The illusion of free will is more convincing when one considers the making of what appear to be choices. Learning to walk can be regarded as purely physical. Being a libertarian or a socialist seems more the result of ratiocination. But our politics are equally instinctive. We form groups and fight other groups. What appears to be intellectually determined usually isn't.

Fighting is what we have always done and always will do, he says. It's "how we are." We can't help it. The only difference between the savage's bloody handaxe and the general's intercontinental ballistic missile is one of sophistication. Of Europeans and pagans he notes that The Spanish, a civilized people who burned heretics at the stake, were horrified by the [Aztecs'] practice of human sacrifice. Civilization doesn't temper barbarity. Both, you see, were propitiating their respective gods. As a Christian, I wanted to leap to the defense of the Spanish, but it's not easy. What argument would sway a doubter? I don't think, blinded by the horrors, that he'd welcome an inquiry into whether any of those respective gods might be the true God. Our brains, he says, are the tools of our glands.

In sum, When people became a tad more civilized, they kept on fighting, butchering, and torturing. They just had better plumbing in their houses...the history of the species is a tale of war, rape, pillage, torture, and butchery.
Who's right and who's wrong in these sagas of strife is not dealt with.The optimist's objection that our history is also a story of intermittent peace, chivalry, charity, mercy, and martyrdom is not dealt with either. I can only suppose that truly selfless, altruistic acts are relegated to the realm of randomly useful mutations, as when certain members of an ant colony will form a bridge across a body of water for their fellows to cross.
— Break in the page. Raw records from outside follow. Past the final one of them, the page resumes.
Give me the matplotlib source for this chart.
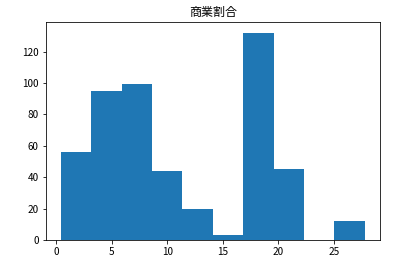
import numpy as np
import matplotlib
matplotlib.use('Agg')
import matplotlib.pyplot as plt

plt.rcParams['font.family'] = ['Noto Sans CJK JP', 'DejaVu Sans']
plt.rcParams['font.size'] = 10

# bin edges and counts
edges = [0.4, 3.14, 5.88, 8.62, 11.36, 14.1, 16.84, 19.58, 22.32, 25.06, 27.8]
counts = [56, 95, 99, 44, 20, 3, 132, 45, 0, 12]
title = '商業割合'

edges = np.array(edges)
fig = plt.figure(figsize=(419/72, 264/72), dpi=72)
ax = fig.add_axes([0.109, 0.091, 0.798, 0.8245])
ax.hist(edges[:-1], bins=edges, weights=counts, color='#1f77b4')
ax.set_title(title)
ax.set_yticks([0, 20, 40, 60, 80, 100, 120])
ax.set_xticks([0, 5, 10, 15, 20, 25])
fig.savefig('out.png', dpi=72)
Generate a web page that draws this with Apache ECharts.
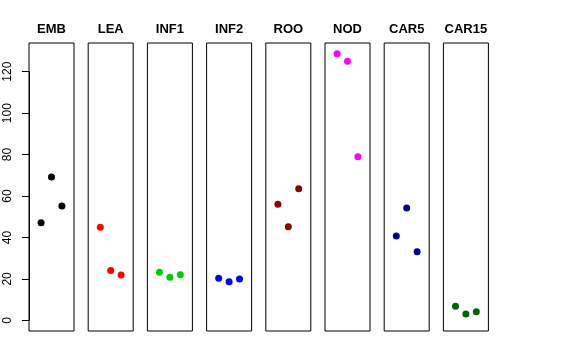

The bridge-ants die that the others may live. Humans sometimes do the same sort of thing. They think they do it because they care, and Fred might admit they really do but only because they can't help it. They're wired that way to temper the savagery. Some of us are born to butcher, and others of us are born to write columns complaining about the butchery. In this scheme, when someone - Jesus, for example - said that there is no greater love than this, he was just trying to start a movement. He couldn't help it. These causes may be good ones, but only accidentally. When five hundred generations do the same things, one begins to suspect that the fix is in. Jesus was just lucky enough to attract a whole bunch of like-wired followers who started preaching mercy, pity, peace and love so that we wouldn't exterminate ourselves, as long as "ourselves" did not include witches, heretics, Muslims or Jews. And look where it got Jesus himself -exterminated. If he'd known what Fred knows, he'd have kept his mouth shut.

I never knew Fred was such a Darwinian, an Edward O. Wilson with personality, style, normal hair - what's left of it - and a revulsion for tweed suits. Of course, I've never known what he really believes because he doesn't talk about it. Well, almost never. He has written sympathetically of religion's place in our occasionally civilized culture, while careful to aver that he is not himself a "believing Christian or believing anything else." He seems largely conservative in the social arena, and his gift is for a lyrically folksy and bluntly befuddled outrage at the human capacity for denying the obvious. (See his hilarious Florida, Hillary, and Airports). He's been a police reporter and a war correspondent, so he's seen plenty of "the dark side," which might excuse a certain pessimism. He was against the war in Iraq. For war in general he hasn't much use. The antagonists' competing claims to righteousness are frivolous appeals to distinctions without differences. "Morality" in war is an oxymoron. "You might as well," he says, "look for morality in a used car lot."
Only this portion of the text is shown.